米国法を順守しない外国発行のステーブルコインについては、財務省がアクセスを遮断できるようになり、違法な暗号資産の利用を防止する措置が強化される。
広範な「暗号資産推進政策」の一部
GENIUS法は、トランプ政権がより広範な暗号資産の推進政策を進める中で登場した。トランプは3月、戦略的ビットコインの備蓄と国家のデジタル資産の備蓄の創設を命じる大統領令に署名していた。政権は、こうした措置を「分散型テクノロジーが主導する世界」における米国のリーダーシップを維持するために不可欠なものに位置づけている。
中央銀行デジタル通貨(CBDC)に改めて反対
トランプは、GENIUS法の署名セレモニーにおいて中央銀行デジタル通貨(CBDC)に明確に反対する立場を再び明確にして、「米国でCBDCが創設されることは決してない。私は絶対に認めない」と断言した。
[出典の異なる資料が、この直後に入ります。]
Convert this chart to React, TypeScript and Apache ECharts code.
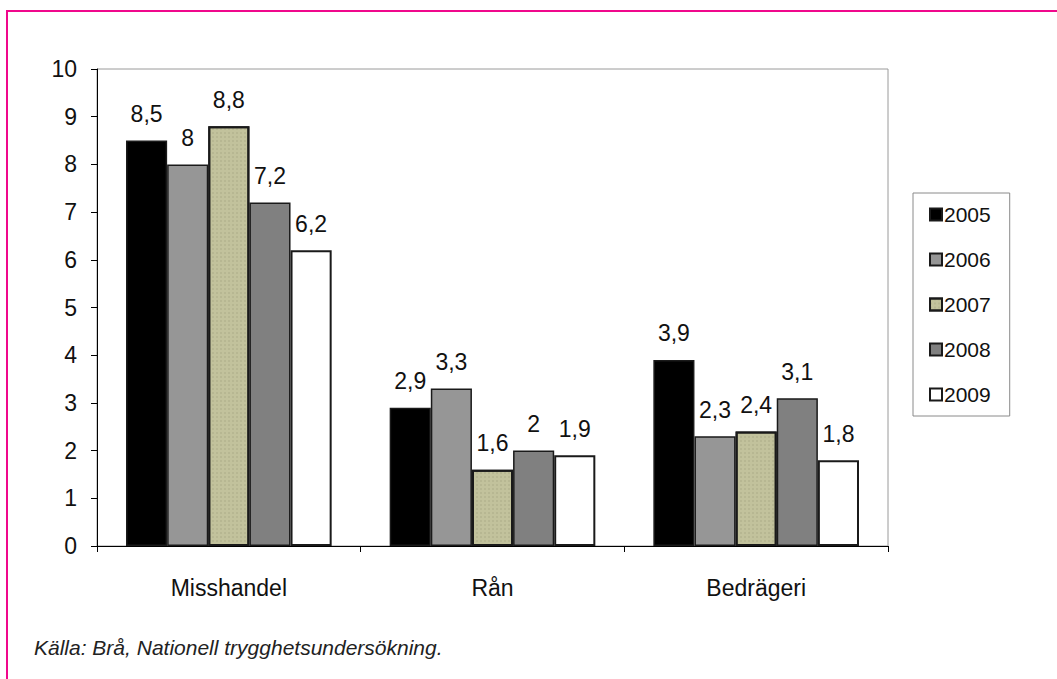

大統領のこの姿勢は、同じ日に下院が「連邦準備制度によるCBDC禁止法(No Federal Reserve CBDC Act)」に加えて、デジタル資産市場におけるコモディティと証券の線引きを明確にする「CLARITY法」を可決したことで、さらに強固なものとなった。両法案は現在、上院での審議を控えている。
GENIUS法が暗号資産や米ドル、世界の金融にとって重要な理由
GENIUS法は、米国におけるデジタル資産規制の転換点であり、ステーブルコインに関する初の連邦法の枠組みを確立するものだ。
この法律は、ステーブルコインの準備資産を米国債に結びつけることで、米ドルの覇権を強化し、基軸通貨としての役割を未来に延長する構造を築くものだ。また、同時に消費者保護、金融の安定性、国家安全保障に関する新たな基準も導入され、米国がデジタル金融のリーダーシップを確立するという広範な戦略に沿ったものとなっている。